Proactive defense, humans or machines … that’s the question

Pierluigi Paganini November 27, 2012

 

Governments all around the world are committed for the definition of a proper cyber strategy that represents an optimum balance between a good cyber offense and an efficient cyber defense.

Cyber conflicts are characterized by the necessity of an immediate cyber response to the incoming cyber threats, in many cases the reaction must be instantaneous to avoid the destruction of assets and resources.

Human factor and human capacity of judgment could represent element of delay not acceptable in an electronic disputes that happen in real time, due this reason is assuming fundamental importance the concept “proactive defense“.

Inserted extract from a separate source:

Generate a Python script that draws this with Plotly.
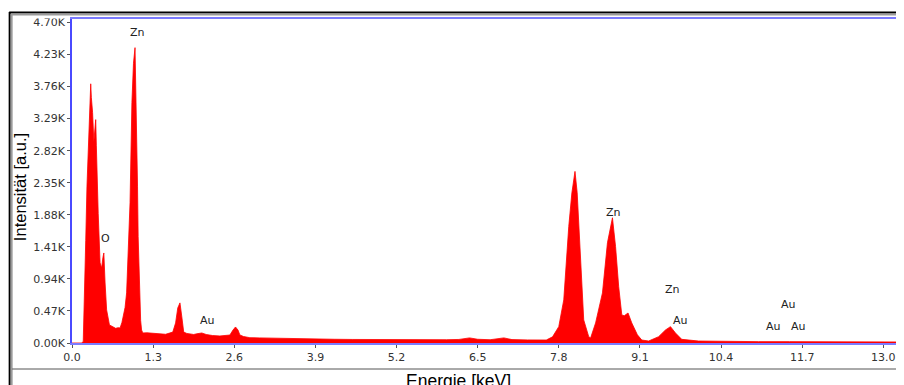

The massive introduction of technologies in every object the surround us has increased nation attack surface, power grids, telecommunications and any other critical infrastructure are still vulnerable to cyber attacks.

Recently researchers at Italian security firm ReVuln published a meaningful video showing off a number of zero-day vulnerabilities in SCADA applications designed by manufacturers such as GE, Siemens and Schneider Electric.

The event is not isolated, a researcher at Exodus Intelligence announced to have discovered more than 20 flaws in SCADA packages is few hours’ of test. Aaron Portnoy, the vice president of research at Exodus, declared:

“The most interesting thing about these bugs was how trivial they were to find. The first exploitable 0day took a mere 7 minutes to discover from the time the software was installed. For someone who has spent a lot of time auditing software used in the enterprise and consumer space, SCADA was absurdly simple in comparison. The most difficult part of finding SCADA vulnerabilities seems to be locating the software itself,”

The protection of national infrastructures is one of the primary goals for cyber strategies, but due nature of the possible offense, instantaneous and unpredictable, has highlighted the need to develop systems for automatic defense that can independently respond to a cyber threats from cyber space, but this option introduces significant problems in terms of “devolution of decision” and “rule of engagement”.

Are we ready to trust in such critical decisions taken by the machines?

The Homeland Security Department In September has released REQUEST FOR INFORMATION – RFI-OPO-12-0002 titled “Developing a Capability Framework for a Healthy and Resilient Cyber Ecosystem Using Automated Collective Action” to gather information from Industry to evaluate the current state of technology in the cyber ecosystem environment.

This Department is working with NIST to develop system capable of using a defensive concept called Automated Collective Action, following the definition provided in the document:

“Automated collective action refers to processes in a cyber ecosystem or community of interest (COI) that select (and perhaps formulate) automated courses of action that will be performed by the ecosystem or COI in response to cybersecurity events. Policies, procedures, technology, and a high level of trust are necessary to enable automated collective action. An appropriate level of human intervention might be required to ensure unintended consequences do not result from flawed courses of action. Determining which cybersecurity events are normal and which are unauthorized or malicious remains a major challenge. “

The officials of DHS declared that US need to respond in automated fashion to automated attacks from cyber space. The researches need to evaluate the feasibility of a system completely independent in the detection of anomalous situations and able to respond in a proportionate manner, the solution thanks to automated processes have to be able to monitor and respond to cyber threat while maintaining mission-critical operations.

The final target is the substitution of humans into the decision loop to respond to increasingly sophisticated attacks. Despite human response times appears no longer adequate to mitigate the cyber threats, a totally automated system could generate a serious of unmanageable problems due false positives, a future in which machines will decide for us is scaring and humans aren’t yet prepared to this scenario.

In the past similar solutions have been already approached by US, the NIST  developed in the form of standards and best practices the Security Content Automation Protocol (SCAP) for use by agencies in assessing, monitoring and reporting on system security status.

What does the future hold?

Of course, the best solution will be represented by the balance between human intervention and fully automatic process, it is normal to expect that such a boundary for various reasons will move to fully automated solutions.

The risks are high but the only way to preserve critical assets from automated attacks is to have proactive defense solutions, critical will be the test phase of these systems that must be able to substitute human intervention in critical situation evaluating real time every possible consequence.